Education

Kirkwood professor quits after claiming 'antifa' affiliation

He resigns after Kirkwood finds someone else to teach his class

Jeff Klinzman, seen in a July 28, 2014 photo, resigned Friday as an adjunct professor in the English Department at Kirkwood Community College in Cedar Rapids. (Jim Slosiarek/The Gazette)
Jeff Klinzman, seen in a July 28, 2014 photo, resigned Friday as an adjunct professor in the English Department at Kirkwood Community College in Cedar Rapids. (Jim Slosiarek/The Gazette)

A Kirkwood Community College professor who attracted national attention for claiming affiliation with the anti-fascist movement “antifa” has resigned, Kirkwood President Lori Sundberg announced Friday.

Jeff Klinzman, an adjunct professor in the English Department, has circulated controversial political opinions on social media and to news outlets, recently telling KCRG-TV, “I affirm that I am ‘antifa.’”

In response to a recent tweet from President Donald Trump calling antifa “gutless Radical Left Wack Jobs who go around hitting (only non-fighting) people over the heads with baseball bats,” Klinzman wrote, “Yeah, I know who I’d clock with a bat,” according to local and national media reports.

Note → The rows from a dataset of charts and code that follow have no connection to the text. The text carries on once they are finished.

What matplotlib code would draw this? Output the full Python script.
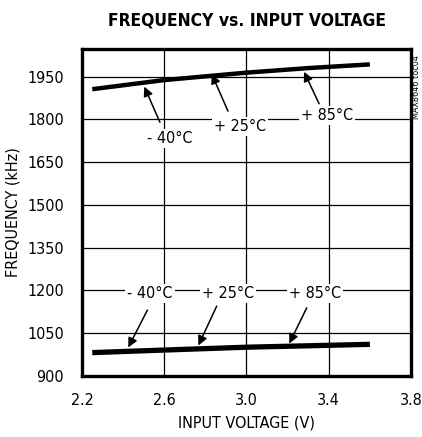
import numpy as np
import matplotlib.pyplot as plt

# datos
v_alto = [2.25, 2.6, 3.0, 3.3, 3.6]
f_alto = [1906, 1938, 1964, 1980, 1993]
v_bajo = [2.25, 2.6, 3.0, 3.3, 3.6]
f_bajo = [982, 991, 1001, 1006, 1011]

etiquetas = ['- 40°C', '+ 25°C', '+ 85°C']
# (texto x, texto y, inicio flecha x, inicio y, punta x, punta y)
notas_alto = [(2.628, 1734, 2.579, 1790, 2.503, 1915),
              (2.968, 1776, 2.910, 1829, 2.831, 1959),
              (3.392, 1813, 3.353, 1855, 3.280, 1967)]
notas_bajo = [(2.531, 1189, 2.518, 1131, 2.425, 1000),
              (2.910, 1190, 2.855, 1145, 2.766, 1007),
              (3.333, 1189, 3.293, 1139, 3.208, 1014)]

xticks = [2.2, 2.6, 3.0, 3.4, 3.8]
yticks = [900, 1050, 1200, 1350, 1500, 1650, 1800, 1950]

plt.rcParams['font.family'] = ['DejaVu Sans']
plt.rcParams['font.stretch'] = 'condensed'

fig = plt.figure(figsize=(4.22, 4.37), dpi=100)
ax = fig.add_axes([0.1943, 0.1396, 0.7796, 0.7483])

ax.plot(v_alto, f_alto, color='black', lw=3.2, solid_capstyle='butt', zorder=3)
ax.plot(v_bajo, f_bajo, color='black', lw=3.8, solid_capstyle='butt', zorder=3)

for notas in (notas_alto, notas_bajo):
    for lab, (tx, ty, ax0, ay0, px, py) in zip(etiquetas, notas):
        ax.text(tx, ty, lab, ha='center', va='center', fontsize=11.5,
                bbox=dict(facecolor='white', edgecolor='none', pad=1.5), zorder=4)
        ax.annotate('', xy=(px, py), xytext=(ax0, ay0),
                    arrowprops=dict(arrowstyle='-|>', color='black', lw=1.1,
                                    mutation_scale=14, shrinkA=0, shrinkB=0),
                    zorder=4)

ax.set_xlim(2.2, 3.8)
ax.set_ylim(900, 2047)
ax.set_xticks(xticks)
ax.set_xticklabels(['%.1f' % x for x in xticks])
ax.set_yticks(yticks)
ax.tick_params(length=0, labelsize=11.5)
ax.tick_params(axis='x', pad=12)
ax.tick_params(axis='y', pad=13)
ax.grid(True, color='black', lw=0.9)
for s in ax.spines.values():
    s.set_linewidth(2.4)

ax.set_xlabel('INPUT VOLTAGE (V)', fontsize=11.5, labelpad=6)
ax.set_ylabel('FREQUENCY (kHz)', fontsize=11.5, labelpad=5)
fig.text(0.585, 0.953, 'FREQUENCY vs. INPUT VOLTAGE', ha='center', va='center',
         fontsize=12.5, fontweight='bold')
fig.text(0.988, 0.80, 'MAX8646 toc04', rotation=90, ha='center', va='center',
         fontsize=6.5)

plt.savefig('out.png', dpi=100)
plt.close()
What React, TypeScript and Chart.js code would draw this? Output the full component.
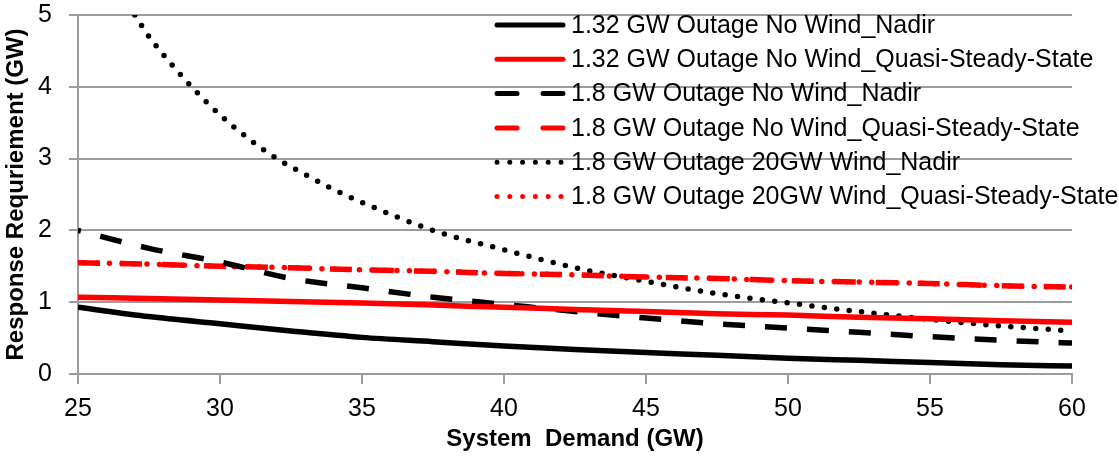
import React, { useEffect, useRef } from "react";
import { Chart, registerables } from "chart.js";

Chart.register(...registerables);

// System demand (GW)
const demandX = [25, 27.5, 30, 32.5, 35, 37.5, 40, 42.5, 45, 47.5, 50, 52.5, 55, 57.5, 60];
const demandXWind = [27, 27.5, 28, 29, 30, 31, 32, 33, 34, 35, 37.5, 40, 42.5, 45, 47.5, 50, 52.5, 55, 57.5, 60];

// Response requirement (GW)
const nadir132NoWind = [0.93, 0.8, 0.7, 0.6, 0.51, 0.45, 0.39, 0.34, 0.3, 0.26, 0.22, 0.19, 0.16, 0.13, 0.11];
const qss132NoWind = [1.07, 1.05, 1.03, 1.01, 0.99, 0.96, 0.93, 0.9, 0.87, 0.84, 0.82, 0.79, 0.77, 0.74, 0.72];
const nadir18NoWind = [2.0, 1.75, 1.56, 1.33, 1.2, 1.07, 0.97, 0.87, 0.78, 0.7, 0.64, 0.58, 0.52, 0.47, 0.43];
const qss18NoWind = [1.55, 1.53, 1.5, 1.48, 1.45, 1.43, 1.4, 1.38, 1.35, 1.33, 1.3, 1.28, 1.26, 1.23, 1.21];
const nadir18Wind = [5.0, 4.7, 4.45, 4.0, 3.61, 3.28, 3.0, 2.78, 2.57, 2.39, 2.0, 1.73, 1.48, 1.29, 1.12, 0.99, 0.87, 0.76, 0.67, 0.6];
const qss18Wind = [1.55, 1.53, 1.5, 1.48, 1.45, 1.43, 1.4, 1.38, 1.35, 1.33, 1.3, 1.28, 1.26, 1.23, 1.21];

const seriesLabels = [
  "1.32 GW Outage No Wind_Nadir",
  "1.32 GW Outage No Wind_Quasi-Steady-State",
  "1.8 GW Outage No Wind_Nadir",
  "1.8 GW Outage No Wind_Quasi-Steady-State",
  "1.8 GW Outage 20GW Wind_Nadir",
  "1.8 GW Outage 20GW Wind_Quasi-Steady-State",
];

const xTitle = "System  Demand (GW)";
const yTitle = "Response Requriement (GW)";

const FONT = "'Liberation Sans', Arial, sans-serif";
const GRID = "#9c9c9c";

const toPoints = (xs: number[], ys: number[]) => xs.map((x, i) => ({ x, y: ys[i] }));

const insideLegend = {
  id: "insideLegend",
  afterDraw(chart: any) {
    const { ctx, chartArea } = chart;
    const o = chart.options.plugins.insideLegend;
    ctx.save();
    chart.data.datasets.forEach((ds: any, i: number) => {
      const y = chartArea.top + o.top + i * o.rowHeight;
      const x0 = chartArea.left + o.left;
      ctx.strokeStyle = ds.borderColor;
      ctx.lineWidth = ds.legendWidth;
      ctx.lineCap = ds.legendCap;
      ctx.setLineDash(ds.legendDash);
      ctx.beginPath();
      ctx.moveTo(x0 + ds.legendInset, y);
      ctx.lineTo(x0 + o.sampleLength - ds.legendInset, y);
      ctx.stroke();
      ctx.setLineDash([]);
      ctx.fillStyle = "#000";
      ctx.font = o.font;
      ctx.textBaseline = "middle";
      ctx.textAlign = "left";
      ctx.fillText(ds.label, x0 + o.sampleLength + o.gap, y + 1);
    });
    ctx.restore();
  },
};

export default function App() {
  const ref = useRef<HTMLCanvasElement | null>(null);

  useEffect(() => {
    if (!ref.current) return;
    const common = {
      pointRadius: 0,
      fill: false,
      cubicInterpolationMode: "monotone" as const,
    };
    const chart = new Chart(ref.current, {
      type: "line",
      data: {
        datasets: [
          {
            ...common,
            label: seriesLabels[0],
            data: toPoints(demandX, nadir132NoWind),
            borderColor: "#000000",
            borderWidth: 5.5,
            legendWidth: 5,
            legendDash: [],
            legendCap: "round",
            legendInset: 2,
          },
          {
            ...common,
            label: seriesLabels[1],
            data: toPoints(demandX, qss132NoWind),
            borderColor: "#ff0000",
            borderWidth: 5.5,
            legendWidth: 5,
            legendDash: [],
            legendCap: "round",
            legendInset: 2,
          },
          {
            ...common,
            label: seriesLabels[2],
            data: toPoints(demandX, nadir18NoWind),
            borderColor: "#000000",
            borderWidth: 5.5,
            borderDash: [22, 20],
            borderDashOffset: 19,
            legendWidth: 5,
            legendDash: [20, 26],
            legendCap: "round",
            legendInset: 2,
          },
          {
            ...common,
            label: seriesLabels[3],
            data: toPoints(demandX, qss18NoWind),
            borderColor: "#ff0000",
            borderWidth: 5.5,
            borderDash: [22, 20],
            legendWidth: 5,
            legendDash: [20, 26],
            legendCap: "round",
            legendInset: 2,
          },
          {
            ...common,
            label: seriesLabels[4],
            data: toPoints(demandXWind, nadir18Wind),
            borderColor: "#000000",
            borderWidth: 5.5,
            borderDash: [0, 12.5],
            borderCapStyle: "round",
            legendWidth: 5,
            legendDash: [0, 12.8],
            legendCap: "round",
            legendInset: 2,
          },
          {
            ...common,
            label: seriesLabels[5],
            data: toPoints(demandX, qss18Wind),
            borderColor: "#ff0000",
            borderWidth: 5.5,
            borderDash: [0, 12.5],
            borderDashOffset: 6,
            borderCapStyle: "round",
            legendWidth: 5,
            legendDash: [0, 12.8],
            legendCap: "round",
            legendInset: 2,
          },
        ] as any,
      },
      options: {
        animation: false,
        responsive: true,
        maintainAspectRatio: false,
        devicePixelRatio: 1,
        layout: { padding: { left: 0, right: 47, top: 15, bottom: 0 } },
        plugins: {
          legend: { display: false },
          tooltip: { enabled: false },
          insideLegend: {
            top: 10,
            left: 417,
            rowHeight: 34.3,
            sampleLength: 70,
            gap: 6,
            font: `25px ${FONT}`,
          },
        } as any,
        scales: {
          x: {
            type: "linear",
            min: 25,
            max: 60,
            afterFit: (s: any) => {
              s.height = 82;
              s.paddingLeft = 0;
              s.paddingRight = 0;
            },
            ticks: {
              stepSize: 5,
              color: "#000",
              padding: 10,
              font: { family: FONT, size: 25 },
            },
            grid: {
              drawOnChartArea: false,
              drawTicks: true,
              tickLength: 10,
              color: GRID,
              lineWidth: 2,
            },
            border: { color: GRID, width: 2 },
            title: {
              display: true,
              text: xTitle,
              color: "#000",
              font: { family: FONT, size: 24, weight: "bold" },
              padding: { top: 0, bottom: 2 },
            },
          },
          y: {
            type: "linear",
            min: 0,
            max: 5,
            afterFit: (s: any) => {
              s.width = 78;
              s.paddingTop = 0;
              s.paddingBottom = 0;
            },
            ticks: {
              stepSize: 1,
              color: "#000",
              padding: 17,
              font: { family: FONT, size: 25 },
            },
            grid: {
              drawTicks: true,
              tickLength: 9,
              color: GRID,
              lineWidth: 2,
            },
            border: { color: GRID, width: 2 },
            title: {
              display: true,
              text: yTitle,
              color: "#000",
              font: { family: FONT, size: 24, weight: "bold" },
              padding: { top: 2, bottom: 0 },
            },
          },
        },
      },
      plugins: [insideLegend],
    });
    return () => chart.destroy();
  }, []);

  return (
    <div style={{ position: "fixed", left: 0, top: 0, width: 1119, height: 456, background: "#fff" }}>
      <canvas ref={ref} />
    </div>
  );
}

Sundberg said in a message “to the greater Kirkwood community” that the school’s leadership “has been assessing this matter in recent days, especially its potential impact on our learning environment.”

“With the safety of our students, faculty and staff as our top concern, we made the decision this morning to identify an instructor who will take over the one course that Mr. Klinzman was to have taught this semester,” Sundberg reported. “We have spoken with Mr. Klinzman this afternoon about this matter and have accepted his resignation.”

Klinzman couldn’t immediately be reached for comment.

His ouster comes at a time of heightened political tensions nationally and stokes the often-debated protections of free-speech ideals on college campuses, an issue Sundberg acknowledged.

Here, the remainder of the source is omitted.